For two years, we were taught and trained; we had discussion groups and outside study and application. One of the pastors at our church asked me to teach an adult Sunday School class on the material from the fellowship, and it went fine until the Sunday we discussed work. I discussed a statement that Barrs repeatedly made – the idea of work as vocation, that the work that each of us did and how we did it was as important to God as what ministers, missionaries and other “higher calling” people did.
Some people got upset. Some went to the pastor and complained, and were even more upset when he told them that “work as vocation” was not only correct but also Biblical.
It’s an idea that has much greater understanding today than it did then, although it is still not universally accepted. I wish we had had Tom Nelson’s Work Matters: Connecting Sunday Worship to Monday Work. Nelson is an author and speaker, and he has also been the senior pastor of Christ Community Church in Leawood, Kansas, for more than 20 years.
What he has created in Work Matters is a theological discussion of work as vocation, Biblically grounded and written for lay people and ministers alike. Nelson does an outstanding job of explaining why work is so important to God and how it is an expression of our faith.

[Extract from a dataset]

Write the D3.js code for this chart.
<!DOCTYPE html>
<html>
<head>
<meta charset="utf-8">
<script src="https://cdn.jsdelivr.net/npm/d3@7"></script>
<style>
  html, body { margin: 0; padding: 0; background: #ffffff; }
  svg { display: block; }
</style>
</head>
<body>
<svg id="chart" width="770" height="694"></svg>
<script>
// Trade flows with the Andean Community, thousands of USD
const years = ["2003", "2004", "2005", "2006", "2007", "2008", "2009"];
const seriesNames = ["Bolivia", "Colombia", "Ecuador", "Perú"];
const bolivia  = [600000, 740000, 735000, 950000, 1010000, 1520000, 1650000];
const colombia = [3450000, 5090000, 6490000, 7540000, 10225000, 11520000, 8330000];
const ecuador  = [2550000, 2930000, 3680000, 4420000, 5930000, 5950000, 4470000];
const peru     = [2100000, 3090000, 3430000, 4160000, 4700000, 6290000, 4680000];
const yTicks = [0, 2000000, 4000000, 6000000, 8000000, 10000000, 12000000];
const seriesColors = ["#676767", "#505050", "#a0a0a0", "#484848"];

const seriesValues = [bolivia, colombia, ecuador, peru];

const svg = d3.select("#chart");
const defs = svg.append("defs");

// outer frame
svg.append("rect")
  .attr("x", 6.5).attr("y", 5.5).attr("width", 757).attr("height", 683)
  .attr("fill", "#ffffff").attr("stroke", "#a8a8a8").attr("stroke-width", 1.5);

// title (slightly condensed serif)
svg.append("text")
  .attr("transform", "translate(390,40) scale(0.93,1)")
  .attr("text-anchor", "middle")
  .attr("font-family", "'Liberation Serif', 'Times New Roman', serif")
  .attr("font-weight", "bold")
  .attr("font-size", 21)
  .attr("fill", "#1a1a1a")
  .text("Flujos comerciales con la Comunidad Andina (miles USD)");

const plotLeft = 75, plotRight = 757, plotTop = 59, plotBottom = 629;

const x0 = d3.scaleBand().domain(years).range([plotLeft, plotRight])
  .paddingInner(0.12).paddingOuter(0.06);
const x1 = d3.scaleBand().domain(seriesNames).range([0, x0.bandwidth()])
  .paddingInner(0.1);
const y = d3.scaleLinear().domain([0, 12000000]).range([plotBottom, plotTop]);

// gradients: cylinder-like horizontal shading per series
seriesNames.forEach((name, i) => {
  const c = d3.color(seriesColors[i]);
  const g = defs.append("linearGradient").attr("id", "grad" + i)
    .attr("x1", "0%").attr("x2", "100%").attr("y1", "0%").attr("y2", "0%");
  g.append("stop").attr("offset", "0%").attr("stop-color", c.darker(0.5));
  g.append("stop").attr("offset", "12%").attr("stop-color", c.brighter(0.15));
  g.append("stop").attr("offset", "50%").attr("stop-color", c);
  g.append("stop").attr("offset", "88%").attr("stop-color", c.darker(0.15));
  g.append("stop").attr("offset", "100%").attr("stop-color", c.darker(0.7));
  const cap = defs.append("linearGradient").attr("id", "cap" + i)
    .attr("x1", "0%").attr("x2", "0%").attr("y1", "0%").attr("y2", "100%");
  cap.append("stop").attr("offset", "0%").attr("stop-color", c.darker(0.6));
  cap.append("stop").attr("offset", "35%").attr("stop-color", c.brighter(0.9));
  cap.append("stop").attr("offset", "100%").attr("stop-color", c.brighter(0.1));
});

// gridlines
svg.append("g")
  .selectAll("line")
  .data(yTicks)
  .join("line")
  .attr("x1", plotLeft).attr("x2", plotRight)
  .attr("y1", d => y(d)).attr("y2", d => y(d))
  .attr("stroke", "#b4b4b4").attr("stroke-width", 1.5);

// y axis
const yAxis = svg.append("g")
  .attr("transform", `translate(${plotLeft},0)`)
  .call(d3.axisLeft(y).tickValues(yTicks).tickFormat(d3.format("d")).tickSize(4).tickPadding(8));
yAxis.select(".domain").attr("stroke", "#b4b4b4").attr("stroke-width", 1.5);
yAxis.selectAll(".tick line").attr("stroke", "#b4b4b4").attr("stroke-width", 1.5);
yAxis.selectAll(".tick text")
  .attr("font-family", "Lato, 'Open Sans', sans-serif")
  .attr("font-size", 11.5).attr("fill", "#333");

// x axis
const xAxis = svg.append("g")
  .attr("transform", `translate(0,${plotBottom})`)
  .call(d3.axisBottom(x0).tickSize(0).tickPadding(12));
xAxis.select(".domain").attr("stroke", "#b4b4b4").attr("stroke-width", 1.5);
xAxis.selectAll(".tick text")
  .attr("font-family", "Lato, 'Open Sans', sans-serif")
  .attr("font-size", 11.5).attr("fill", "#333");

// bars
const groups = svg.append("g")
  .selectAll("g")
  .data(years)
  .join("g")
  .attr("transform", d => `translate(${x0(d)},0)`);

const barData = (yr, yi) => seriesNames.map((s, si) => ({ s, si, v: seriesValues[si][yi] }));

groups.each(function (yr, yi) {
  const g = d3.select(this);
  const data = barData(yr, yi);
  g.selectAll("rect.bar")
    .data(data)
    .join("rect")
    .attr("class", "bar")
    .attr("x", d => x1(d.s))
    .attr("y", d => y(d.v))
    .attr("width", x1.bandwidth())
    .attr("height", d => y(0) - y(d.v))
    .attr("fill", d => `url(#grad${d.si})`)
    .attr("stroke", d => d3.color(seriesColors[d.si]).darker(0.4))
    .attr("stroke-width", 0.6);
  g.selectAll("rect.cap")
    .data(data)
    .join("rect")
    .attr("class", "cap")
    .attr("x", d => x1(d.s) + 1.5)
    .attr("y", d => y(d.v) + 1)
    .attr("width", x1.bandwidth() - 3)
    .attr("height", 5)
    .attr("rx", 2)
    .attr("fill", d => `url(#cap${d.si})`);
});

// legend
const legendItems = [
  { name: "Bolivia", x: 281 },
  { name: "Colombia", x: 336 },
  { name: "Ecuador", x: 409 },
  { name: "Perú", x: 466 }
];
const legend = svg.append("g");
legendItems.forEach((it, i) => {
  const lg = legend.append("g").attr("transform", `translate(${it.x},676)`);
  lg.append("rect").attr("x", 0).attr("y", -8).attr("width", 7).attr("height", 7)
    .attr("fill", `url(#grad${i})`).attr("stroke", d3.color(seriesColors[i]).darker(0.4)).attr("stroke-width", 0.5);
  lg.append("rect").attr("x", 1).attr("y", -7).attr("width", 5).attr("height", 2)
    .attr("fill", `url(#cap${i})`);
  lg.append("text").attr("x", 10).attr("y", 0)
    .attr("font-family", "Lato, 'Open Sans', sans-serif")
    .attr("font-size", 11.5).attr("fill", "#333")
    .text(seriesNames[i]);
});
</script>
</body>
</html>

We are created to work, Nelson says, and we are image-bearers of God in both the work we do and how we do it. Like everything else, work was affected by the fall, and part of what we are about in the workplace is the redemption of work. Work is not something that exists aside from out faith but something that is both an expression and extension of our faith. This doesn’t mean we bring evangelistic tracts by the box load into our workplaces, however; it does mean we conduct ourselves in the workplace in such a way that brings honor to God.
Our ordinary work is actually something extraordinary, Nelson says. “One of the primary ways we love our neighbor,” he writes, “is to do excellent, God-honoring work in our various vocations.” Instead of looking at work as drudgery, we are to see it as God sees it. And God was interested in excellence in our work long before popular business writers went in search of it.

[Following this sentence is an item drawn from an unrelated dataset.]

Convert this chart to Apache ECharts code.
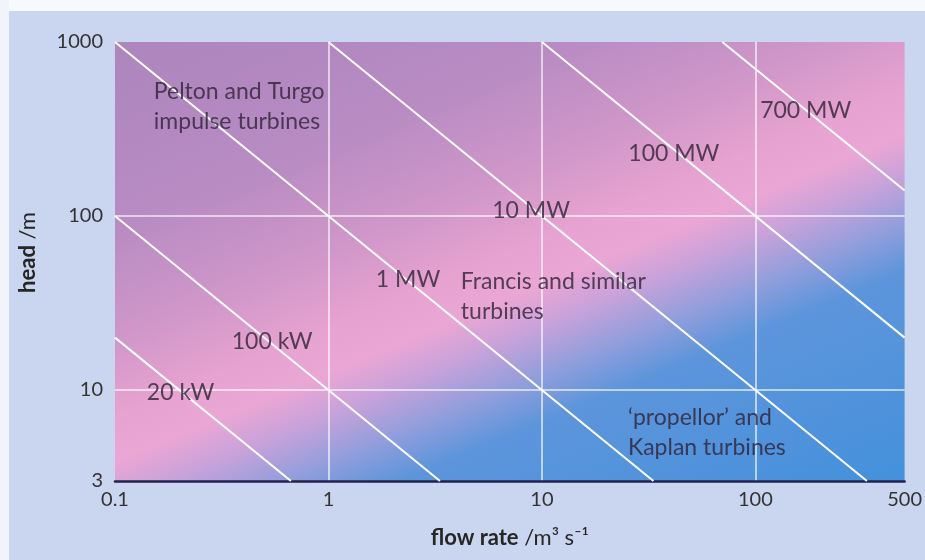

Work also has the extraordinary power to transform us, he say. “Like the good gifts of education, marriage, friendship, leisure and family, our work influence sin great measure the persons we are and the persons we are becoming.” And that transforming power can be experienced especially when we face challenges that test our personal integrity.
Work Matters is an important book, a vital book and one that deserves broad reading, discussion and study.
An Interview with Pastor Tom Nelson, by The Washington Institute for Faith, Vocation and Culture. (This was also featured at The High Calling.)
I wonder if retirement also matters...?
J - my guess would be that retirement also matters - it's part of life, too.
Retirement is not in the Bible.
i am not really clear on what i do that is work and what i do that is not work. so, i am going with the thought that everything is important to God and God is important to everything.
Wherever we are, whatever we do -- it's a mission field.
We do it well, and we do it so that we honor HIM.
To me, it's simple.
We were made to work -- and it doesn't just mean jobs -- and so far, I have found lots of work in retirement -- it's just not with a paycheck. :)
I have forwarded this blog entry to others.
Interesting connections here, Glynn. Do you know Denis and Margie Haack? They have a long history with Covenant, Francis Schaeffer, and L'Abri.
Do you know Steve Garber? He runs the Washington Institute.
One of my main life-mottoes for a few years has been "Right Place, Right Time." We can be working, or not officially working [my husband says we all work, it can just be at home, helping others, doing whatever is put in our path)... even being on line as part of our consistent life now. If God puts us in a job, then, as stated in the Word, we work for Him, keeping Him as our focus. Was I perfect as a worker?... absolutely NOT!! Sometimes a bad attitude, fussy, fuming. The main consequence of that behavior/attitude? I didn't serve my Lord they way He called to do it. Consequently, I most certainly agree with this post.